Un rapport du conseil d’Etat de 2017 puis de la cour des comptes en 2018 ont remis en cause la poursuite du projet « Etat Plateforme » confiée de 2014 à 2019 à feue la DINSIC. Dans la réalité, cette initiative a correspondu à une opération d’intrapreneuriat au sein de l’État.

Les motifs invoqués pour cet abandon se comprennent. Ce qui est problématique, c’est l’analyse du problème et les conséquences de la décision. Ceci est trop grave pour ne pas être porté au débat public.

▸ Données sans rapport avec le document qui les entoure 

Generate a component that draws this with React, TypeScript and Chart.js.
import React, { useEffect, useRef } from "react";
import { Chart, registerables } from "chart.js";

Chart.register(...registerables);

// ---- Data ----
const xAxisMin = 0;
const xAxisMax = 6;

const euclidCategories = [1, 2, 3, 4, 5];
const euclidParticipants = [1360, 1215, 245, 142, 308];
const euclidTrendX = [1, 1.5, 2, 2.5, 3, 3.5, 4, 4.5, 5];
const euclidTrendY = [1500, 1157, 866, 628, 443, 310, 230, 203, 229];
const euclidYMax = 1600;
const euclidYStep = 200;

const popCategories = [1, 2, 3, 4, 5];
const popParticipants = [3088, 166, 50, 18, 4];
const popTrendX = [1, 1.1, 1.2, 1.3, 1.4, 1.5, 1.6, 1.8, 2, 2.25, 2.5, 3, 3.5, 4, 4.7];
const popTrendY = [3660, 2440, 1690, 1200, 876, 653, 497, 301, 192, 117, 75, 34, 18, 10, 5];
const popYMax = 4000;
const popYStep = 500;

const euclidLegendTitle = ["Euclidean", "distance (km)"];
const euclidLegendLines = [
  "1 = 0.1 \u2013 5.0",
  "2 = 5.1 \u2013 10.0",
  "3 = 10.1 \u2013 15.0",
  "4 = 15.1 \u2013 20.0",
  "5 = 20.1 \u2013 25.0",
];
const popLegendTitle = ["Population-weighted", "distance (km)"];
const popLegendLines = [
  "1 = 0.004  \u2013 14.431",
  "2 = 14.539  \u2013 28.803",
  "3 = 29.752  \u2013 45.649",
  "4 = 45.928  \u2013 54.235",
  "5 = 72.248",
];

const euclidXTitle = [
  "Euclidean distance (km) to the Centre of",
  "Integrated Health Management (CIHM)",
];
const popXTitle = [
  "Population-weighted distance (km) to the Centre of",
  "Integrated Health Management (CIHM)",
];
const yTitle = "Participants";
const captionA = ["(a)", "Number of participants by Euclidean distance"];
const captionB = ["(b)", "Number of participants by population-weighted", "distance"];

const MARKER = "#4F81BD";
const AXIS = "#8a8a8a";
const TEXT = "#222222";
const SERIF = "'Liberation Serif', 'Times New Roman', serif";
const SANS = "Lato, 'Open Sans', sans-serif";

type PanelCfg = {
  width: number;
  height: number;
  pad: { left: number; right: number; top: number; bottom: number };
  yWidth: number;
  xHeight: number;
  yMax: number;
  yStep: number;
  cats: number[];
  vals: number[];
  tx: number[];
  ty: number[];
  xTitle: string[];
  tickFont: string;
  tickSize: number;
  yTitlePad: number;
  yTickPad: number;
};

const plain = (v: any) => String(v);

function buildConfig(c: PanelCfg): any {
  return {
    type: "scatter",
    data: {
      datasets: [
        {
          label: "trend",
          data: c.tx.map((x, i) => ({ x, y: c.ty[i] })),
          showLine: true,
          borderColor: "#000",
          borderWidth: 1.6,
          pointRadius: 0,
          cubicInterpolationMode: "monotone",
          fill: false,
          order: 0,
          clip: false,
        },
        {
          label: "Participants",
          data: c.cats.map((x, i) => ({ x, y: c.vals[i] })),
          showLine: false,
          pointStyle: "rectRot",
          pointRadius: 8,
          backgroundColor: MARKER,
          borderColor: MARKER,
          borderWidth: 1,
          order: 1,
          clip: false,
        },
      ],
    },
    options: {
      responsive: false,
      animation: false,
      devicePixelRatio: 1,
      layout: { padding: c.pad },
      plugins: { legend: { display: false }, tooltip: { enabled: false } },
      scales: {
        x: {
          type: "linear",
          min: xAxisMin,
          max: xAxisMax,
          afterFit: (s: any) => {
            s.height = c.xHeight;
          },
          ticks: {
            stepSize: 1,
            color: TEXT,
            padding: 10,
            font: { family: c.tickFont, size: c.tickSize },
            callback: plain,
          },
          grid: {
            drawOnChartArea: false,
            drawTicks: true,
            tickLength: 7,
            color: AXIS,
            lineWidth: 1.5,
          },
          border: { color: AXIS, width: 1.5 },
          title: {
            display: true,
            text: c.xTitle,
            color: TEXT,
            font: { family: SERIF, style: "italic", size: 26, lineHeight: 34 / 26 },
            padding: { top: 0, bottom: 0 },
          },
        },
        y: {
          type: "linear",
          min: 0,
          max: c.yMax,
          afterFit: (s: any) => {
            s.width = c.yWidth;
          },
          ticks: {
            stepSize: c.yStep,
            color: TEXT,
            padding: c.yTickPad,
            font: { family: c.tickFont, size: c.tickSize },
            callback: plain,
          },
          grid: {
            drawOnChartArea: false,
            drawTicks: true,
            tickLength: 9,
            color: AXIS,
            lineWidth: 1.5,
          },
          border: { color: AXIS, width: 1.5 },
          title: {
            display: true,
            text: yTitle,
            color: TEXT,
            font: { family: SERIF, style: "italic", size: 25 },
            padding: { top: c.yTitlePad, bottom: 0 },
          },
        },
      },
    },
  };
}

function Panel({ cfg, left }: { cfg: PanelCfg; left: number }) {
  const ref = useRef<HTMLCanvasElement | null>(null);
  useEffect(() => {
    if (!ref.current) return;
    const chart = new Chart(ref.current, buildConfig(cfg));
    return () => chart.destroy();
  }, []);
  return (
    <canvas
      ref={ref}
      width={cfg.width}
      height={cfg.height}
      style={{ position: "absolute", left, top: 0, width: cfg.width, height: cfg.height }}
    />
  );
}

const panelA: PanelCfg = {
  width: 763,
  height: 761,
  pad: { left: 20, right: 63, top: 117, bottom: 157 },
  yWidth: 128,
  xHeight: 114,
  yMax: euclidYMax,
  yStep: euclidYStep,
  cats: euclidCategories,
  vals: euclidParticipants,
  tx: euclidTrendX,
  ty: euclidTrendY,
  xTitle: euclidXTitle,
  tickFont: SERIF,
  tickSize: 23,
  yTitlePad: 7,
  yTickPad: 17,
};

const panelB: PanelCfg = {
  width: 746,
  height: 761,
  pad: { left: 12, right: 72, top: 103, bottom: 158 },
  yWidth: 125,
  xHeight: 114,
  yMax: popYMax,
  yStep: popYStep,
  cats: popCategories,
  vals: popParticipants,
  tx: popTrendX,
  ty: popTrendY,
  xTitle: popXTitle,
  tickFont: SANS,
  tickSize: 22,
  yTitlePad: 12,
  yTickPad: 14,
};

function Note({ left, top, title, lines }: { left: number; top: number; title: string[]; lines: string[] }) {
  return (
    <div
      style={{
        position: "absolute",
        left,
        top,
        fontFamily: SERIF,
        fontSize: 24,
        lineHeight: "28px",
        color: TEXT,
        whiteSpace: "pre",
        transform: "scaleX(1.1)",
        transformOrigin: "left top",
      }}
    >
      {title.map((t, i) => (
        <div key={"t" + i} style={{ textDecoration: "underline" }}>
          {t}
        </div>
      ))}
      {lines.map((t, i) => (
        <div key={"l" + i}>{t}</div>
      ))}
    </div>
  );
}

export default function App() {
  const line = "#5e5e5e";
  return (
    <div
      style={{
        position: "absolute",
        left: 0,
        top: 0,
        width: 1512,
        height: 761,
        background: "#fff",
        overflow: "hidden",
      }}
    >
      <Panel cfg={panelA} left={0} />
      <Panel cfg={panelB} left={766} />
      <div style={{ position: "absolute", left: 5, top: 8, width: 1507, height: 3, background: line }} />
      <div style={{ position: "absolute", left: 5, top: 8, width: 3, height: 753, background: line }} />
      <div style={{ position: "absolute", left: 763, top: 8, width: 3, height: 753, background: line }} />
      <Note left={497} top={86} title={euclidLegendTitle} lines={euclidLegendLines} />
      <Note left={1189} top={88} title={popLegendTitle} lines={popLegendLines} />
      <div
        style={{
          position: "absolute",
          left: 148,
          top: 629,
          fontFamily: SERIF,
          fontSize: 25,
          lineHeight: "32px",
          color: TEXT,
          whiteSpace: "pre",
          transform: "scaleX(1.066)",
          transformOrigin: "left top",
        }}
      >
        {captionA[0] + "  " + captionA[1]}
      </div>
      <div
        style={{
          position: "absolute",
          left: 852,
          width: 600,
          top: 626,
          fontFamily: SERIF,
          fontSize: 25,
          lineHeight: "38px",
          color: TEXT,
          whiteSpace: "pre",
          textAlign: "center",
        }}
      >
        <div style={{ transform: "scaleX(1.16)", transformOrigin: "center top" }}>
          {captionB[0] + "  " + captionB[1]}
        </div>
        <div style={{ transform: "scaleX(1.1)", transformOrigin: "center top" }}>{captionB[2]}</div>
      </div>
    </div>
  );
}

« Etat plateforme » désigne l’architecture du système de données dont doit se doter un état pour assurer la protection et la fluidité de circulation des données dans sa zone de souveraineté. Il faut remettre en route ce chantier en repartant des bons objectifs et des bonnes compétences.

À propos de la notion d’Etat Plateforme

Laura Letourneau l’avait clairement exposé dans son TEDx Issy les Moulienaux  (« Ubérisation, à qui le tour » – 6/2/17) : les GAFAM constituent une arme d’influence massive qui a pour finalité d’accumuler des informations sur les individus afin de les profiler. Ils deviennent ainsi manipulables pour les inciter à consommer ou réagir. Les clients des GAFAM sont les entreprises et les organisations qui utilisent ces données. Les ambassadeurs sont les sites qui utilisent les interfaces de GAFAM tout en enrichissant le profilage. C’est ce que Laura Letourneau appelle « les petits moineaux qui viennent se loger dans l’arbre tout en le faisant grossir ».

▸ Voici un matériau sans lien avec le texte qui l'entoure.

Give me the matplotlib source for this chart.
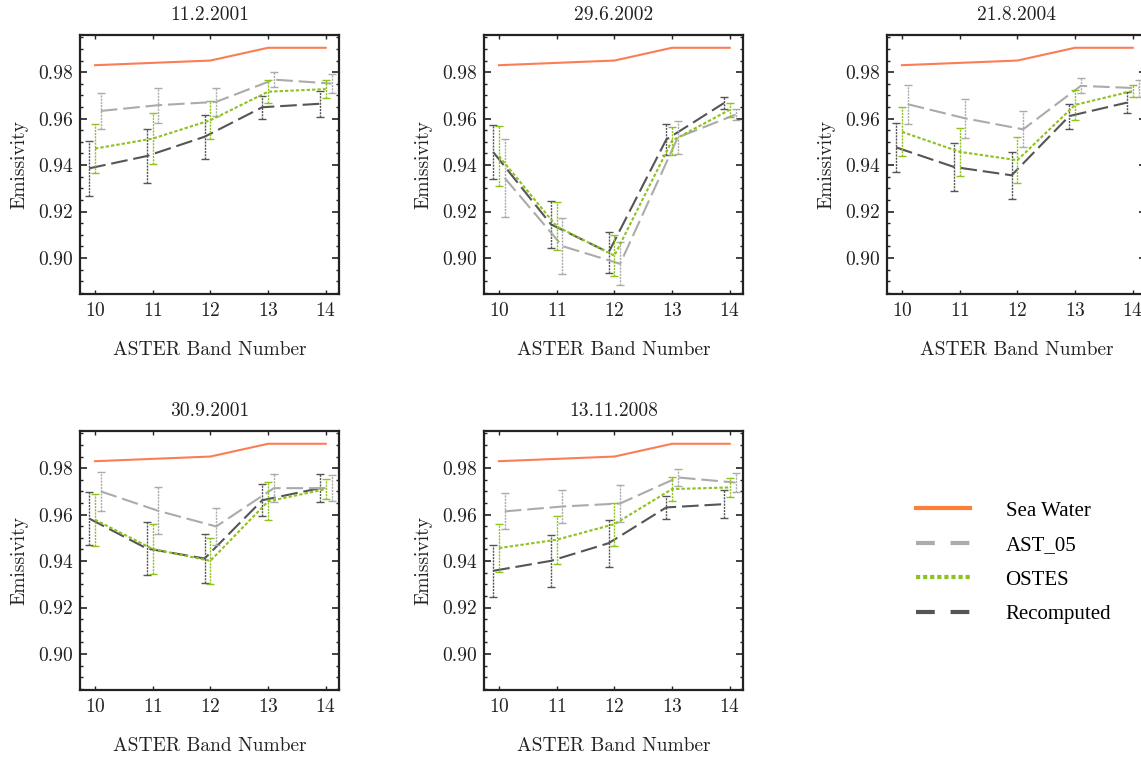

Cet « arbre » a été pensé par des stratèges et des architectes informatiques dont la volonté a été de créer une puissance qui se situe au-dessus des Etats.

Nous voyons à présent le désastre économique, social, environnemental et surtout démocratique vers lequel nous nous dirigeons sous leur emprise avec ce numérique 0.0.

Les GAFAM constituent en réalité une anti-état plateforme. Cependant, ils permettent à chacun de percevoir l’importance des données dans la forme d’économie qui se dessine. De plus en plus immatérielle, elle impose des formes de gouvernance de plus en plus complexe et donc dépendante de la qualité et de la disponibilité des données.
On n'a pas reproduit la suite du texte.